Maryland Gov. Wes Moore, a Democrat widely viewed as a potential 2028 presidential contender, has built much of his public identity around a dramatic family story he regularly recounts on the campaign trail. The governor has long claimed his grandfather fled South Carolina as a child in the 1920s after the Ku Klux Klan targeted his father, a prominent Black minister, forcing the family to escape a lynching and seek refuge in Jamaica. Moore has described the episode as a defining example of American injustice and a central pillar of his own political rise.
But extensive historical records sharply contradict that narrative and suggest the story Moore has repeated for years is almost certainly false.
Moore’s great-grandfather on his mother’s side, the Rev. Josiah Johnson Thomas, did preach in South Carolina in the early 1920s. However, archival records from the Episcopal Church, along with contemporary newspaper coverage, show no evidence of a secret escape, no indication of threats from the Ku Klux Klan, and no record of Thomas being a high-profile preacher condemning racism from the pulpit.
Church documents show that on Dec. 13, 1924, Thomas made an orderly, public transfer from South Carolina to Jamaica, where he was appointed to replace a well-known Jamaican pastor who had died a week earlier. The move followed standard Episcopal Church procedures, requiring approval from multiple parties, and was documented in official church directories. There is no suggestion the relocation was hurried, clandestine, or driven by fear.

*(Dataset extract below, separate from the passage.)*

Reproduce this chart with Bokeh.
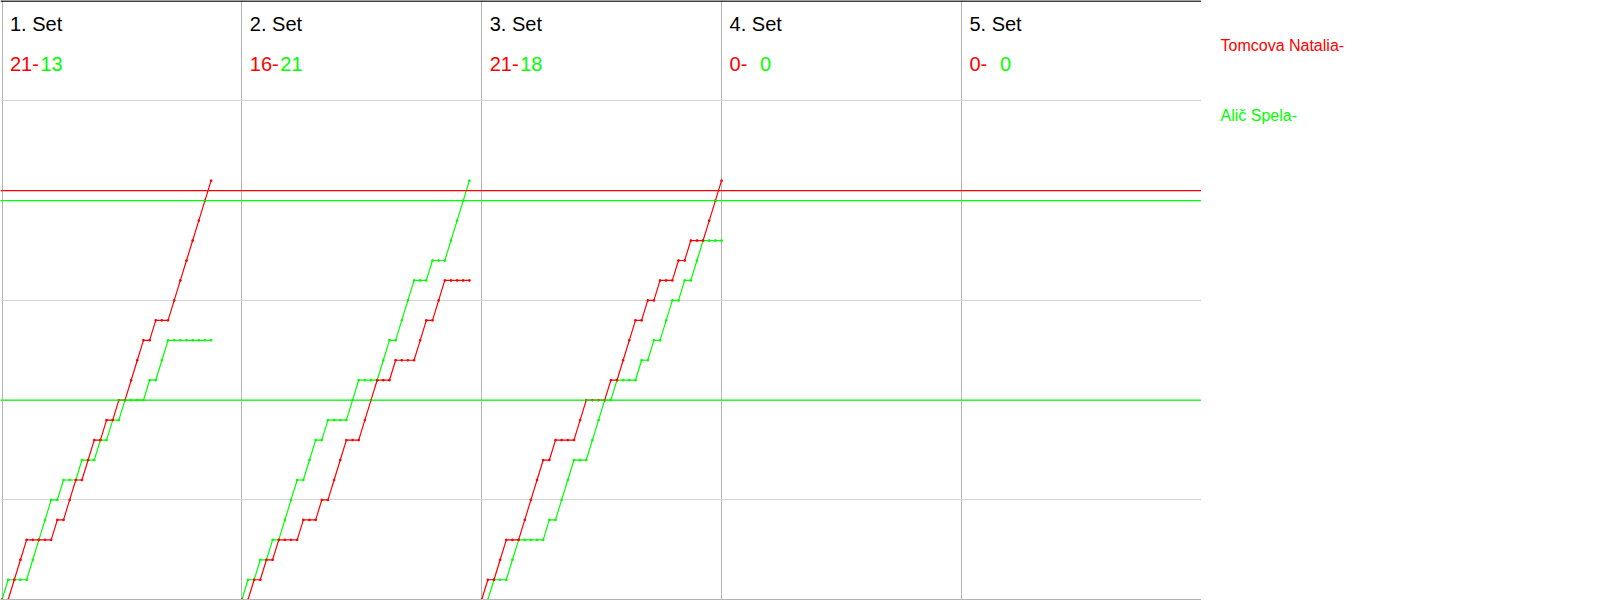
from bokeh.plotting import figure
from bokeh.layouts import row
from bokeh.models import FixedTicker, Span, ColumnDataSource, Range1d
from bokeh.embed import file_html
from bokeh.resources import INLINE
from bokeh.core.properties import value

# ---------------- data ----------------
players = ["Tomcova Natalia", "Alič Spela"]
player_colors = ["#ff0000", "#00ff00"]
set_titles = ["1. Set", "2. Set", "3. Set", "4. Set", "5. Set"]
final_red = [21, 16, 21, 0, 0]
final_green = [13, 21, 18, 0, 0]

# running score after each rally (index 0 = start of set)
set1_red = [0, 0, 1, 2, 3, 3, 3, 3, 3, 4, 4, 5, 6, 6, 7, 8, 8, 9, 9, 10, 10, 11, 12, 13, 13, 14, 14, 14,
            15, 16, 17, 18, 19, 20, 21]
set1_green = [0, 1, 1, 1, 1, 2, 3, 4, 5, 5, 6, 6, 6, 7, 7, 7, 8, 8, 9, 9, 10, 10, 10, 10, 11, 11, 12, 13,
              13, 13, 13, 13, 13, 13, 13]
set2_red = [0, 0, 1, 1, 2, 2, 3, 3, 3, 3, 4, 4, 4, 5, 5, 6, 7, 8, 8, 8, 9, 10, 11, 11, 11, 12, 12, 12, 12,
            13, 14, 14, 15, 16, 16, 16, 16, 16]
set2_green = [0, 1, 1, 2, 2, 3, 3, 4, 5, 6, 6, 7, 8, 8, 9, 9, 9, 9, 10, 11, 11, 11, 11, 12, 13, 13, 14, 15,
              16, 16, 16, 17, 17, 17, 18, 19, 20, 21]
set3_red = [0, 1, 1, 2, 3, 3, 3, 4, 5, 6, 7, 7, 8, 8, 8, 8, 9, 10, 10, 10, 10, 11, 11, 12, 13, 14, 14, 15,
            15, 16, 16, 16, 17, 17, 18, 18, 18, 19, 20, 21]
set3_green = [0, 0, 1, 1, 1, 2, 3, 3, 3, 3, 3, 4, 4, 5, 6, 7, 7, 7, 8, 9, 10, 10, 11, 11, 11, 11, 12, 12,
              13, 13, 14, 15, 15, 16, 16, 17, 18, 18, 18, 18]
red_runs = [set1_red, set2_red, set3_red, [], []]
green_runs = [set1_green, set2_green, set3_green, [], []]

rallies_per_panel = 39
score_max = 30
grid_scores = [5, 10, 15, 20, 25]
ref_levels = [20.5, 20, 10]
ref_colors = ["#ff0000", "#00ff00", "#00ff00"]

# ---------------- layout ----------------
W, H = 1201, 600
LEG_W = 395
n_sets = len(set_titles)
PX_RALLY = 6.15
LEFT_PX = 1.5
x0 = -LEFT_PX / PX_RALLY
x1 = x0 + W / PX_RALLY
y0, y1 = -0.04, score_max + 0.03
px_per_pt = H / (y1 - y0)

p = figure(width=W, height=H, x_range=Range1d(x0, x1), y_range=Range1d(y0, y1),
           output_backend="svg", toolbar_location=None, min_border=0,
           background_fill_color="white", border_fill_color="white")
p.axis.visible = False
p.outline_line_color = None
p.xgrid.ticker = FixedTicker(ticks=[i * rallies_per_panel for i in range(n_sets + 1)])
p.xgrid.grid_line_color = "#b4b4b4"
p.xgrid.grid_line_width = 1
p.ygrid.ticker = FixedTicker(ticks=grid_scores)
p.ygrid.grid_line_color = "#d4d4d4"
p.ygrid.grid_line_width = 1

p.add_layout(Span(location=score_max, dimension="width", line_color="black", line_width=1.5))
p.add_layout(Span(location=0, dimension="width", line_color="#b4b4b4", line_width=1.5))

for lvl, c in zip(ref_levels, ref_colors):
    p.add_layout(Span(location=lvl, dimension="width", line_color=c, line_width=1.3))

for k in range(n_sets):
    off = k * rallies_per_panel
    for runs, c in ((green_runs, player_colors[1]), (red_runs, player_colors[0])):
        ys = runs[k]
        if not ys:
            continue
        xs = [off + i for i in range(len(ys))]
        p.line(xs, ys, line_color=c, line_width=1.2)
        p.scatter(xs, ys, marker="square", size=1.5, color=c)

# titles and scores
def ydata(px_from_top):
    return y1 - px_from_top / px_per_pt

panel_x = [k * rallies_per_panel for k in range(n_sets)]
title_src = ColumnDataSource(dict(x=panel_x, y=[ydata(23)] * n_sets, t=set_titles))
p.text("x", "y", text="t", source=title_src, x_offset=8, text_color="black",
       text_font=value("Liberation Sans"), text_font_size="20px", text_baseline="alphabetic")
red_src = ColumnDataSource(dict(x=panel_x, y=[ydata(63)] * n_sets, t=[f"{r}-" for r in final_red]))
p.text("x", "y", text="t", source=red_src, x_offset=8, text_color=player_colors[0],
       text_font=value("Liberation Sans"), text_font_size="20px", text_baseline="alphabetic")
green_src = ColumnDataSource(dict(x=panel_x, y=[ydata(63)] * n_sets, t=[str(g) for g in final_green]))
p.text("x", "y", text="t", source=green_src, x_offset=38.5, text_color=player_colors[1],
       text_font=value("Liberation Sans"), text_font_size="20px", text_baseline="alphabetic")

# legend panel
leg = figure(width=LEG_W, height=H, x_range=Range1d(0, LEG_W), y_range=Range1d(0, H),
             output_backend="svg", toolbar_location=None, min_border=0)
leg.axis.visible = False
leg.grid.visible = False
leg.outline_line_color = None
leg_src = ColumnDataSource(dict(x=[19, 19], y=[H - 45, H - 115], t=[n + "-" for n in players],
                                c=player_colors))
leg.text("x", "y", text="t", source=leg_src, text_color="c", text_font=value("Liberation Sans"),
         text_font_size="16px", text_baseline="alphabetic")

layout = row(p, leg, spacing=0)
open("out.html", "w").write(file_html(layout, INLINE))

The historical record also shows no Klan chapter operating in Pineville, South Carolina, where Thomas preached, despite the Klan’s broader presence in the state during that era. Detailed church and diocesan reports from the period make no mention of threats, intimidation, or violence directed at Thomas. To the contrary, then–South Carolina Bishop William Guerry, who personally oversaw Thomas’s ordination, described the Pineville church as respected by the surrounding white community and reported that its work was thriving even after Thomas left.
Newspaper coverage from Jamaica further undermines Moore’s account. When Thomas returned to the island, he spoke openly about his time in the United States, making no reference to the Klan or any dramatic flight. Jamaican press reports described him as one of many Jamaicans who had worked in the U.S. before returning home to serve their communities.
Despite this paper trail, Moore has repeatedly embellished the story over the years, telling audiences that his family was “chased away by the Ku Klux Klan” and forced to flee “in the middle of the night.” Media outlets have echoed and expanded those claims, describing his great-grandfather as having been “targeted for lynching,” even though no supporting evidence has surfaced.
The questionable family tale is not the only part of Moore’s biography that has drawn scrutiny. He has previously made false or unsupported claims about where he grew up, awards he received, academic credentials, and honors that either do not exist or cannot be verified. Yet these inconsistencies have drawn relatively little sustained attention from much of the press.
When asked about the discrepancies in Moore’s family story, his spokesperson dismissed the criticism and accused reporters of downplaying racial terror in the Jim Crow South. But the issue raised by the historical record is not whether racism existed in the 1920s, but whether Moore’s specific claims about his own family are true.
For a politician who frequently lectures the public about honesty, history, and patriotism, the collapse of this carefully constructed narrative raises serious questions. Moore’s story may be emotionally powerful, but the documented facts tell a far more ordinary — and far less cinematic — account of a minister who followed a formal church transfer back to his native Jamaica.